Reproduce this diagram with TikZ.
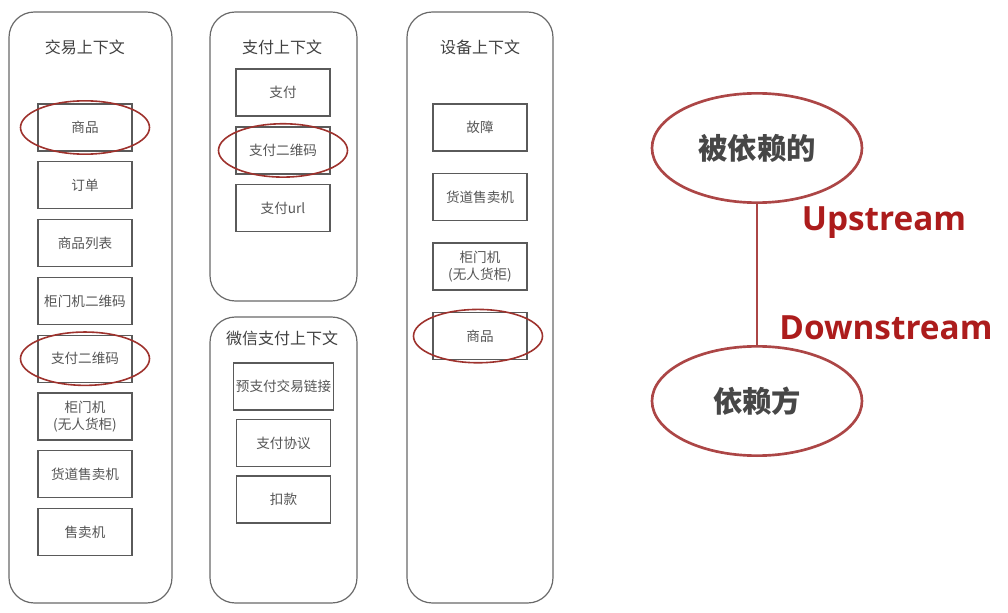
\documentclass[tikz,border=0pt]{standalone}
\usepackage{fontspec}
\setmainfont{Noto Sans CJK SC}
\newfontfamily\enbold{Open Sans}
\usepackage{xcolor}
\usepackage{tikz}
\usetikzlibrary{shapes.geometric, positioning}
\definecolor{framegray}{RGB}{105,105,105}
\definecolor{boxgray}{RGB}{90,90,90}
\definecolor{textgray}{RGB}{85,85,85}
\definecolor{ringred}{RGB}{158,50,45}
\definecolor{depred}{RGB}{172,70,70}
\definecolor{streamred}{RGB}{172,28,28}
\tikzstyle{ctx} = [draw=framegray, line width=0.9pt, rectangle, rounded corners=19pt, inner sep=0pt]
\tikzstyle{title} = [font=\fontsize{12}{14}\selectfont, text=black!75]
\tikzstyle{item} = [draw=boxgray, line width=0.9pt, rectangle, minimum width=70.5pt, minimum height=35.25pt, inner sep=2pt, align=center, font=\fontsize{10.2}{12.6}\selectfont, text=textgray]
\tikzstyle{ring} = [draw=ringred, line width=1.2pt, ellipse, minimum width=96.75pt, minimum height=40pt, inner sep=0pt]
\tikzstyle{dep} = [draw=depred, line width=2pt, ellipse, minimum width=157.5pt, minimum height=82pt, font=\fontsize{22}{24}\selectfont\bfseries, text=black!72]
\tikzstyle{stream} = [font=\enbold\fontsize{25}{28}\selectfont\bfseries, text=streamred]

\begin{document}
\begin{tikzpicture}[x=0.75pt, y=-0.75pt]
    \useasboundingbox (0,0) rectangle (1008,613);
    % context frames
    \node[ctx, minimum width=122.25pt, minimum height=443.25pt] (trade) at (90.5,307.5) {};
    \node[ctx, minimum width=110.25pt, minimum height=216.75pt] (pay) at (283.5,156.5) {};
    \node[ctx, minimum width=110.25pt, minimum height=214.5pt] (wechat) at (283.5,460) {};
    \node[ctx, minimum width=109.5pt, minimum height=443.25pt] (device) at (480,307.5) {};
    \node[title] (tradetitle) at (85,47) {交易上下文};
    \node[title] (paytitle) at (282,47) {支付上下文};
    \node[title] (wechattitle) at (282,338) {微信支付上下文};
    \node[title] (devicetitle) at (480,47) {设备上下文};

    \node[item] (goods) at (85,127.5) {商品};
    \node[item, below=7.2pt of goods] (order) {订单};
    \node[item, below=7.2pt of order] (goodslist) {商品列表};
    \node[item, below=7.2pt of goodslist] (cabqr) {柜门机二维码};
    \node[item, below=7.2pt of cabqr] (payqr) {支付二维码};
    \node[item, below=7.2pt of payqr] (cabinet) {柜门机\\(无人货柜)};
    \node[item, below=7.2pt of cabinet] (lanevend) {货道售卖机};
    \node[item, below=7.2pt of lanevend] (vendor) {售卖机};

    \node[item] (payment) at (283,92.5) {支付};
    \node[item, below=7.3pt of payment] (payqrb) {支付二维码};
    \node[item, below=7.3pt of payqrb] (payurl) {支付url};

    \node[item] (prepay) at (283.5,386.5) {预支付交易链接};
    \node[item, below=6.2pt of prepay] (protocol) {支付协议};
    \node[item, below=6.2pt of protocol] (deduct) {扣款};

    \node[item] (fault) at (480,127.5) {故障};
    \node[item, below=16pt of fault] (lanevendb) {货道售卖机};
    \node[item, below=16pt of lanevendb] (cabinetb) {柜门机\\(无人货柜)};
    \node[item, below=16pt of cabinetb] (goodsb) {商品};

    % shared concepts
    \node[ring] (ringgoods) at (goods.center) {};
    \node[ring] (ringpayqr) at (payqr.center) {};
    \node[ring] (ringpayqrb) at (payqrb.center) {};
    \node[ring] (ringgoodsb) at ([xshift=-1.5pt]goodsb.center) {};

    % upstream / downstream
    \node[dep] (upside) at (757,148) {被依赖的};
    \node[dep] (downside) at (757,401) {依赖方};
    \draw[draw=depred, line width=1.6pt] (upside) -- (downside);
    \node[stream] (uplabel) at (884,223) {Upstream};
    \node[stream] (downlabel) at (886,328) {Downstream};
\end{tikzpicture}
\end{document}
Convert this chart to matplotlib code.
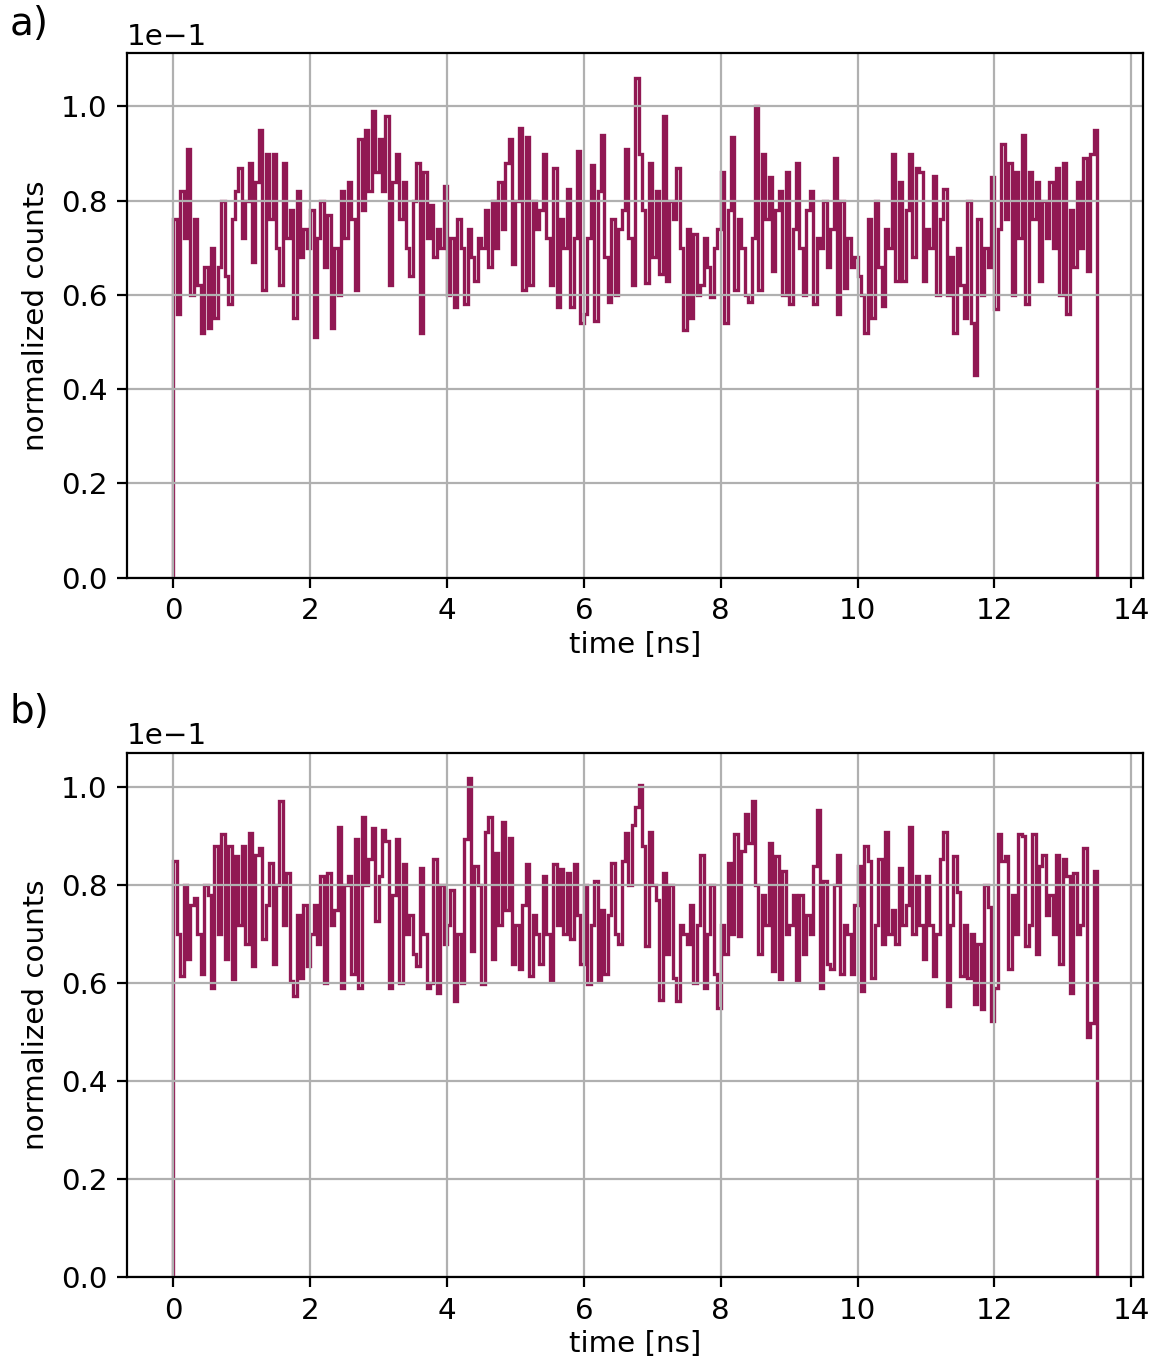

What is asked -
Copy each line above that contains the string "this".

Expected answer -
Reproduce this diagram with TikZ.
Convert this chart to matplotlib code.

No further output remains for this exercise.